## start

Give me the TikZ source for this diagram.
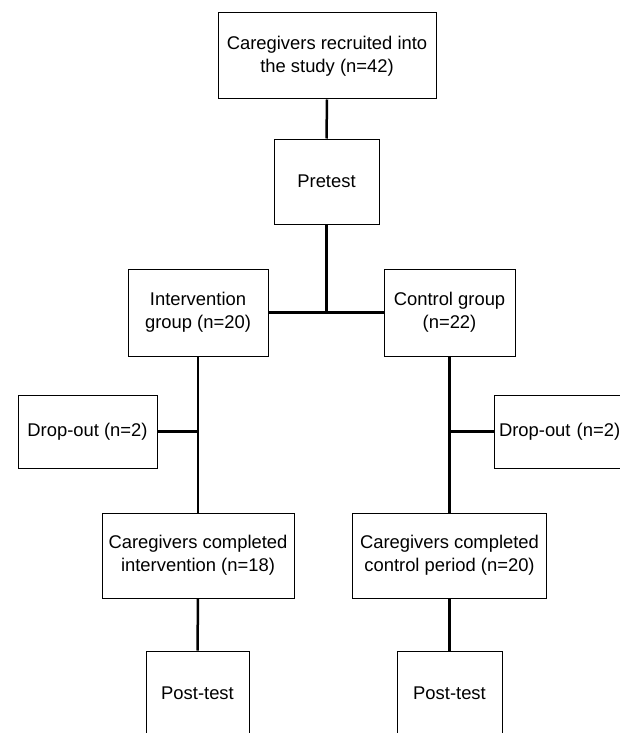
\documentclass[tikz,border=0pt]{standalone}
\usepackage{fontspec}
\setmainfont{Liberation Sans}
\usetikzlibrary{positioning}

\tikzset{
  box/.style={draw, line width=1pt, inner sep=0pt, align=center,
    font=\fontsize{18.4}{23}\selectfont},
  link/.style={line width=2.5pt}
}

\begin{document}
\begin{tikzpicture}[x=1pt,y=-1pt]
\useasboundingbox (0,0) rectangle (620,733);

\node[box, minimum width=218pt, minimum height=86pt] (rec) at (327,56) {Caregivers recruited into\\the study (n=42)};
\node[box, minimum width=105pt, minimum height=85pt] (pre) at (326.5,181.5) {Pretest};
\node[box, minimum width=140pt, minimum height=87pt] (int) at (198,312.5) {Intervention\\group (n=20)};
\node[box, minimum width=131pt, minimum height=87pt] (con) at (449.5,312.5) {Control group\\(n=22)};
\node[box, minimum width=139pt, minimum height=73pt] (dl) at (87.5,431.5) {Drop-out (n=2)};
\node[box, minimum width=139pt, minimum height=73pt, text width=129pt, align=left] (dr) at (563.5,431.5) {Drop-out (n=2)};
\node[box, minimum width=192pt, minimum height=85pt] (ci) at (198,555.5) {Caregivers completed\\intervention (n=18)};
\node[box, minimum width=194pt, minimum height=85pt] (cc) at (449.5,555.5) {Caregivers completed\\control period (n=20)};
\node[box, minimum width=103pt, minimum height=85pt] (pl) at (197.5,693.5) {Post-test};
\node[box, minimum width=105pt, minimum height=85pt] (pr) at (449.5,693.5) {Post-test};

\foreach \i/\j in {rec/pre, int/ci, ci/pl, con/cc, cc/pr}
    \draw[link] (\i.south) -- (\j.north);

\draw[link] (pre.south) -- (pre.south |- int.east);
\draw[link] (int.east) -- (con.west);
\draw[link] (dl.east) -- (dl.east -| int.south);
\draw[link] (dr.west) -- (dr.west -| con.south);

\end{tikzpicture}
\end{document}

## end

» **PROBLEM STATEMENT**
Exclude the pictures, and transcribe all of the material exactly.

» **RESPONSE TO THE TASK**
Give me the TikZ source for this diagram.
\documentclass[tikz,border=0pt]{standalone}
\usepackage{fontspec}
\setmainfont{Liberation Sans}
\usetikzlibrary{positioning}

\tikzset{
  box/.style={draw, line width=1pt, inner sep=0pt, align=center,
    font=\fontsize{18.4}{23}\selectfont},
  link/.style={line width=2.5pt}
}

\begin{document}
\begin{tikzpicture}[x=1pt,y=-1pt]
\useasboundingbox (0,0) rectangle (620,733);

\node[box, minimum width=218pt, minimum height=86pt] (rec) at (327,56) {Caregivers recruited into\\the study (n=42)};
\node[box, minimum width=105pt, minimum height=85pt] (pre) at (326.5,181.5) {Pretest};
\node[box, minimum width=140pt, minimum height=87pt] (int) at (198,312.5) {Intervention\\group (n=20)};
\node[box, minimum width=131pt, minimum height=87pt] (con) at (449.5,312.5) {Control group\\(n=22)};
\node[box, minimum width=139pt, minimum height=73pt] (dl) at (87.5,431.5) {Drop-out (n=2)};
\node[box, minimum width=139pt, minimum height=73pt, text width=129pt, align=left] (dr) at (563.5,431.5) {Drop-out (n=2)};
\node[box, minimum width=192pt, minimum height=85pt] (ci) at (198,555.5) {Caregivers completed\\intervention (n=18)};
\node[box, minimum width=194pt, minimum height=85pt] (cc) at (449.5,555.5) {Caregivers completed\\control period (n=20)};
\node[box, minimum width=103pt, minimum height=85pt] (pl) at (197.5,693.5) {Post-test};
\node[box, minimum width=105pt, minimum height=85pt] (pr) at (449.5,693.5) {Post-test};

\foreach \i/\j in {rec/pre, int/ci, ci/pl, con/cc, cc/pr}
    \draw[link] (\i.south) -- (\j.north);

\draw[link] (pre.south) -- (pre.south |- int.east);
\draw[link] (int.east) -- (con.west);
\draw[link] (dl.east) -- (dl.east -| int.south);
\draw[link] (dr.west) -- (dr.west -| con.south);

\end{tikzpicture}
\end{document}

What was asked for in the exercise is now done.